- Episode no.: Season 2 Episode 13
- Directed by: Tom Verica
- Written by: Mark Wilding
- Original air date: February 7, 2013

Guest appearances
- Debra Mooney as Verna; Gregg Henry as Hollis Doyle; Dan Bucatinsky as James Novak; Norm Lewis as Senator Edison Davis; Brenda Song as Alissa; George Newbern as Charlie; Samantha Sloyan as Jeannine Locke;

Episode chronology
| ← Previous "Truth or Consequences" | Next → "Whiskey Tango Foxtrot" |

= Nobody Likes Babies =

Nobody Likes Babies is the thirteenth episode of the second season of Scandal. It premiered on February 7, 2013 in the U.S. The episode marks the end of the original 13 episode order producer Shonda Rhimes received from ABC which Rhimes wrote as a self-contained arc.

==Plot==

Hollis enters the elevator where Charlie is waiting to assassinate him. Huck enters shortly after and saves Hollis though he warns that unless Hollis keeps his mouth shut about Defiance Huck will let Charlie earn his pay check.

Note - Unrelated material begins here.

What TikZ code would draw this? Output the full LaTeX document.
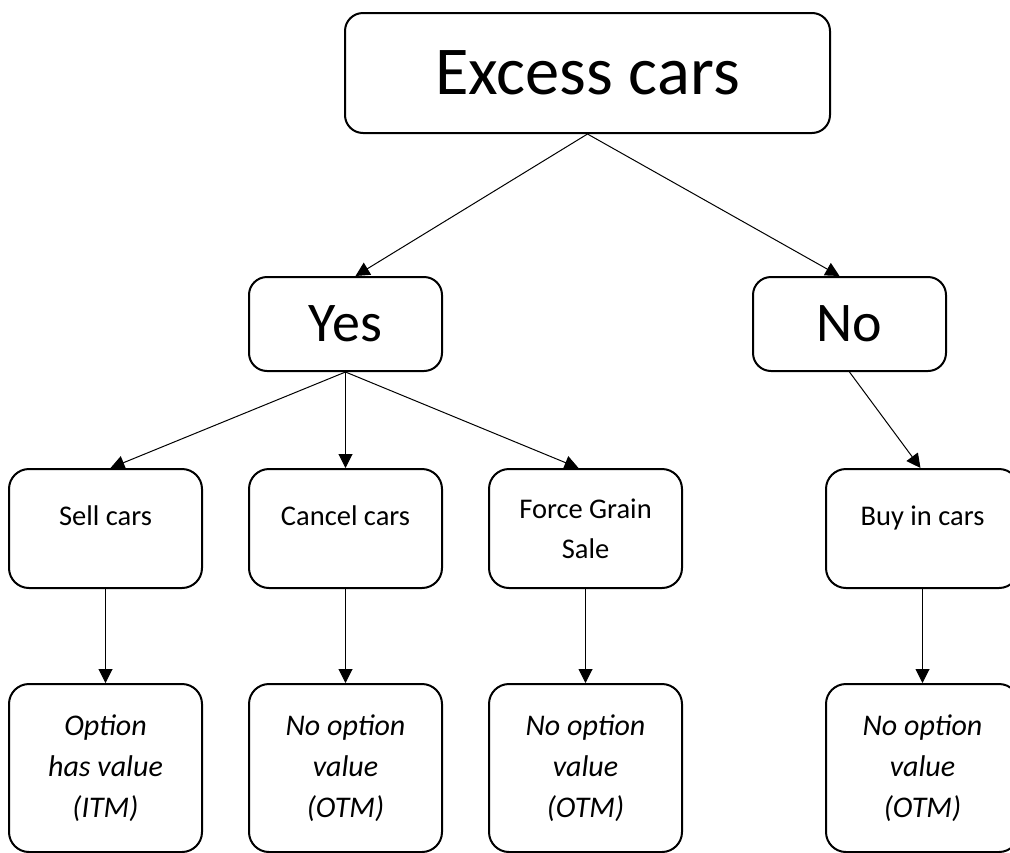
\documentclass[tikz,border=0pt]{standalone}
\usepackage{fontspec}
\setmainfont{Carlito}
\usetikzlibrary{positioning,arrows.meta}

\begin{document}
\begin{tikzpicture}[x=1pt,y=-1pt,
    box/.style={draw,line width=2pt,fill=white,rounded corners=18pt,align=center,inner sep=0pt},
    topbox/.style={box,minimum width=485pt,minimum height=120pt,font=\fontsize{68.5}{72}\selectfont},
    answerbox/.style={box,minimum width=193pt,minimum height=94pt,font=\fontsize{56}{60}\selectfont},
    actionbox/.style={box,rounded corners=20pt,minimum width=193pt,minimum height=119pt,font=\fontsize{28.5}{40}\selectfont},
    oneline/.style={text depth=26pt},
    valuebox/.style={box,rounded corners=20pt,minimum width=193pt,minimum height=168pt,font=\fontsize{30}{41}\selectfont\itshape},
    link/.style={line width=1pt,-{Triangle[length=14pt,width=14pt]}}]
    % Frame
    \useasboundingbox (0,0) rectangle (1010,852);
    \clip (0,0) rectangle (1010,852);

    % Question
    \node[topbox] (excess) at (587.5,73) {Excess cars};

    % Answers
    \node[answerbox] (yes) at (345.5,324) {Yes};
    \node[answerbox] (no) at (849.5,324) {No};

    % Actions
    \node[actionbox,oneline] (sell) at (105.5,528.5) {Sell cars};
    \node[actionbox,oneline] (cancel) at (345.5,528.5) {Cancel cars};
    \node[actionbox] (force) at (585.5,528.5) {Force Grain\\Sale};
    \node[actionbox,oneline] (buy) at (922.5,528.5) {Buy in cars};

    % Option values
    \node[valuebox] (sellval) at (105.5,768) {Option\\has value\\(ITM)};
    \node[valuebox] (cancelval) at (345.5,768) {No option\\value\\(OTM)};
    \node[valuebox] (forceval) at (585.5,768) {No option\\value\\(OTM)};
    \node[valuebox] (buyval) at (922.5,768) {No option\\value\\(OTM)};

    % Arrows
    \draw[link] (excess.south) -- ([xshift=10pt]yes.north);
    \draw[link] (excess.south) -- ([xshift=-10pt]no.north);
    \draw[link] (yes.south) -- ([xshift=5pt]sell.north);
    \draw[link] (yes.south) -- (cancel.north);
    \draw[link] (yes.south) -- ([xshift=-7pt]force.north);
    \draw[link] (no.south) -- ([xshift=-2pt]buy.north);
    \foreach \from/\to in {sell/sellval,cancel/cancelval,force/forceval,buy/buyval}
        \draw[link] (\from) -- (\to);
\end{tikzpicture}
\end{document}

In the previous episode, Pope & Associates the team traced the money from Becky’s account and discovered the payment she got for the assassination attempt of President Grant didn't come from Hollis. Olivia goes to the White House to speak to Cyrus about keeping Hollis alive and keeping the truth about the rigged election from the president. While she is speaking with Cyrus, Fitz enters the room and tells her that despite the birth of his new son he is going forward with his divorce. He asks her not to marry Edison and wait for him, instead. Olivia tells him she will think about it.

Olivia then visits Supreme Court Justice Verna Thornton once she realizes that must have been her who ordered the assassination attempt on President Grant. Verna confesses, then calls David Rosen as soon as Olivia leaves. However, Rosen is prevented from visiting because the president is on his way to visit her, himself. She dies during his visit.

The gladiators listen to tapes made from the surveillance Huck had in David’s apartment hoping to find some information they can use to stop him from discovering information on Defiance. While listening to the tapes they discover that he has the faulty Cytron Card used to rig the election. Abby, who has been listening to the tapes as well, realizes that David loved her and confronts Olivia about her plot to break the two of them up. She goes to David’s apartment and they reunite.

Meanwhile, David subpoenas James to testify before a grand jury. James confronts Cyrus, wanting to know whether he rigged the election or not. After Cyrus confesses, James tells him he has no choice but to testify. In a desperate bid to protect himself and Olivia, Cyrus hires Charlie to assassinate his husband only to change his mind at the last minute. Olivia and Cyrus believe they are going to jail, but James lies on the stand and Abby returns to the offices having broken into David’s safe and retrieved the card, leaving David with no evidence with which to prosecute. He confronts her at the office and ends their relationship.

Before Verna’s funeral Olivia returns Edison’s grandmother’s ring to him. Then at the funeral, she tells President Grant that she will wait for him—but he tells her he’s changed his mind. As he gives the eulogy, a flashback reveals that before she died Verna revealed that Cyrus, Mellie and Olivia rigged the election for him and that she tried to assassinate him in order to set things right without admitting her guilt to anyone and tarnishing her legacy. She tells him that she's changed her mind about preserving her reputation now, and plans to reveal all to David. President Grant stops her by removing her oxygen mask and pinning her down, causing her death.

As a distraught Olivia cries after Verna’s funeral service, the President and the First Lady reunite. He vows that from now on she will be the only one he trusts.

==Production==

Scandal was officially renewed on May 11, 2012 for a 13 episode order. While waiting to hear if ABC would pick up the show for a full 22 episode season, producer Shonda Rhimes stated that no matter what the first 13 episodes would be a self-contained arc asserting that "we're doing 13 episodes and if we get more than that, we'll be telling two different season-long arcs.”

As part of the promotion for the episode Rhimes also released an official White House press release announcing the birth of Theodore “Teddy” Wallace Grant.

Speaking about his character’s last minute reversal on his relationship with Olivia Pope, Tony Goldwyn admitted that filming the scenes were upsetting revealing: "I was completely shocked... I couldn’t process that. I had, like, a literal and physical reaction."

==Reception==
===Critical response===
Time listed Nobody Likes Babies as one of their Top 10 TV Episodes of 2013 hailing the episode for "closing out a season 2 opening arc in which the show found its seamy, lusty reason for being."

===Awards===
Actor Dan Bucatinsky won a Primetime Emmy Award for Outstanding Guest Actor in a Drama Series for his work on the episode.